L'apôtre du tramway Richard Bergeron se réjouit de voir que le maire de Québec considère sérieusement ce mode de transport pour sa ville. Il exhorte Régis Labeaume à ne pas se contenter du « pis-aller » que représente le SRB.

« Kitchener, Waterloo et Cambridge inaugurent leur système de tram au printemps. Ottawa le fera l'année prochaine. Toronto a deux réseaux de tramway différents, énumère le fondateur de Projet Montréal en entrevue à La Presse. Finalement, tout l'Ontario va y passer et nous, on va encore être à faire des SRB. On est vraiment en retard. »

Contre toute attente, Régis Labeaume a laissé entendre jeudi que le système de transports en commun structurant qu'il a promis lors de la dernière campagne électorale municipale pourrait être un tramway. C'est une « hypothèse sérieuse », a lancé le maire, qui favorisait encore il y a quelques mois un projet de Service rapide par bus (SRB).

La veille, le nouveau ministre des Transports a déclaré en entrevue au quotidien Le Soleil que le gouvernement Couillard serait prêt à étudier un projet de tramway pour Québec. « Nous, on n'a pas de préjugé plus favorable pour un mode de transport ou un autre, déclarait André Fortin. On veut attendre de voir ce que le maire va mettre sur la table. »

OCCASION MANQUÉE

L'idée d'un tramway pour Québec n'est pas nouvelle. Richard Bergeron raconte que l'ancien maire Jean-Paul L'Allier l'avait fait venir dans la capitale en 2003. L'urbaniste et expert en mobilité devait s'adresser au comité exécutif pour vendre l'idée d'un tramway.

« Avant que je rentre dans la salle, M. L'Allier m'avait dit : "Vas-y Richard, un dernier petit coup de pouce, c'est tout ce qu'il manque." C'est vous dire comment on était proches. »

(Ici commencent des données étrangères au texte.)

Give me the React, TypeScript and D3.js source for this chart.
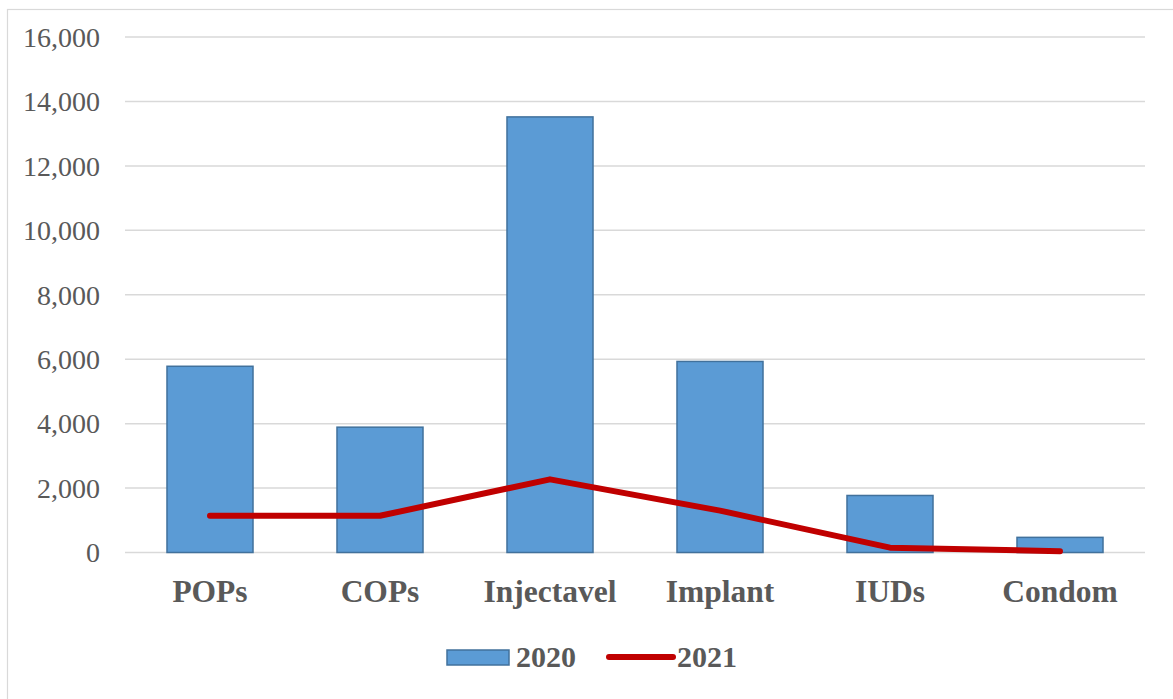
import React from "react";
import * as d3 from "d3";

const categories = ["POPs", "COPs", "Injectavel", "Implant", "IUDs", "Condom"];
const values2020 = [5780, 3890, 13520, 5930, 1770, 470];
const values2021 = [1140, 1140, 2270, 1300, 150, 40];
const yTicks = [0, 2000, 4000, 6000, 8000, 10000, 12000, 14000, 16000];
const seriesNames = ["2020", "2021"];

const W = 1173;
const H = 699;
const textColor = "#595959";
const font = "'Liberation Serif', 'Times New Roman', serif";

export default function App() {
  const x = d3
    .scaleBand<string>()
    .domain(categories)
    .range([125, 1145])
    .paddingInner(0.494)
    .paddingOuter(0.247);
  const y = d3.scaleLinear().domain([0, 16000]).range([552.5, 37]);
  const fmt = d3.format(",");
  const line = d3
    .line<number>()
    .x((_, i) => (x(categories[i]) as number) + x.bandwidth() / 2)
    .y((d) => y(d));

  return (
    <svg
      width={W}
      height={H}
      style={{ position: "absolute", left: 0, top: 0, background: "#fff" }}
    >
      <rect x={0} y={0} width={W} height={H} fill="#fff" />
      <rect x={7.5} y={9.5} width={1300} height={900} fill="none" stroke="#d9d9d9" strokeWidth={1.2} />
      {yTicks.map((t) => (
        <g key={t}>
          <line x1={125} x2={1145} y1={y(t)} y2={y(t)} stroke="#d9d9d9" strokeWidth={1.5} />
          <text
            x={100}
            y={y(t)}
            dy="0.35em"
            textAnchor="end"
            fontFamily={font}
            fontSize={28}
            fill={textColor}
          >
            {fmt(t)}
          </text>
        </g>
      ))}
      {categories.map((c, i) => (
        <rect
          key={c}
          x={x(c)}
          y={y(values2020[i])}
          width={x.bandwidth()}
          height={y(0) - y(values2020[i])}
          fill="#5B9BD5"
          stroke="#41719C"
          strokeWidth={1.5}
        />
      ))}
      <path
        d={line(values2021) || ""}
        fill="none"
        stroke="#C00000"
        strokeWidth={6}
        strokeLinecap="round"
        strokeLinejoin="round"
      />
      {categories.map((c) => (
        <text
          key={c}
          x={(x(c) as number) + x.bandwidth() / 2}
          y={602}
          textAnchor="middle"
          fontFamily={font}
          fontWeight="bold"
          fontSize={31.5}
          fill={textColor}
        >
          {c}
        </text>
      ))}
      <rect x={447} y={650} width={62} height={15} fill="#5B9BD5" stroke="#41719C" strokeWidth={1.5} />
      <text x={516} y={667} fontFamily={font} fontWeight="bold" fontSize={30} fill={textColor}>
        {seriesNames[0]}
      </text>
      <line x1={609} x2={673} y1={657} y2={657} stroke="#C00000" strokeWidth={6} strokeLinecap="round" />
      <text x={677} y={667} fontFamily={font} fontWeight="bold" fontSize={30} fill={textColor}>
        {seriesNames[1]}
      </text>
    </svg>
  );
}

Un an plus tôt, ce partisan invétéré du tramway s'était rendu à Bordeaux en compagnie du maire de Québec. « M. L'Allier allait voir le maire Alain Juppé, qui était son ami, raconte Richard Bergeron. Le tramway était en construction là-bas à l'époque. Le maire s'était engagé à ce que M. Juppé vienne, pour le 400e de Québec, en 2008, inaugurer le tramway chez lui. »

Le projet ne s'est finalement jamais réalisé. Des années plus tard, Richard Bergeron a questionné Jean-Paul L'Allier. « Il m'a répondu simplement qu'il ne voulait pas laisser une dette de 1 milliard derrière lui. »

DE RETOUR SUR LA TABLE

Un rapport sur la mobilité durable commandé par Québec recommandait en 2010 d'instaurer un tramway dans la capitale. Régis Labeaume s'était alors montré ouvert. Mais le gouvernement de Pauline Marois voulait partager la facture.

« Est-ce qu'on a demandé à Montréal de payer la moitié du métro ? », demandait alors le maire de Québec. Sept ans plus tard, les ordres fédéral et provincial n'écartent pas l'idée de payer la facture.

Richard Bergeron exhorte M. Labeaume à sauter sur l'occasion. « C'est la technologie parfaite pour Québec. S'ils veulent le SRB, qu'ils se rabattent sur le SRB, mais c'est un pis-aller. Une ville de 650 000 habitants avec les banlieues rapprochées, c'est le format idéal pour un réseau de tramway », estime M. Bergeron, qui a été défait aux dernières élections alors qu'il portait les couleurs d'Équipe Coderre.

« Il n'y a que le tramway pour convaincre la population de Québec de l'utiliser sans regret, sans avoir l'impression de faire une concession, un sacrifice. Un tramway, c'est comme le métro. On ne se prive pas quand on prend le métro à Montréal, on ne le fait pas pour la planète, dit-il. On le fait parce que tout le monde aime le métro de Montréal. Le tramway aurait le même effet à Québec. »

Dans les dernières semaines, plusieurs ministres du gouvernement Couillard ont enjoint au maire Labeaume de déposer un projet de transports en commun. Le projet est en train d'être élaboré à la Ville, après des consultations tenues à l'automne.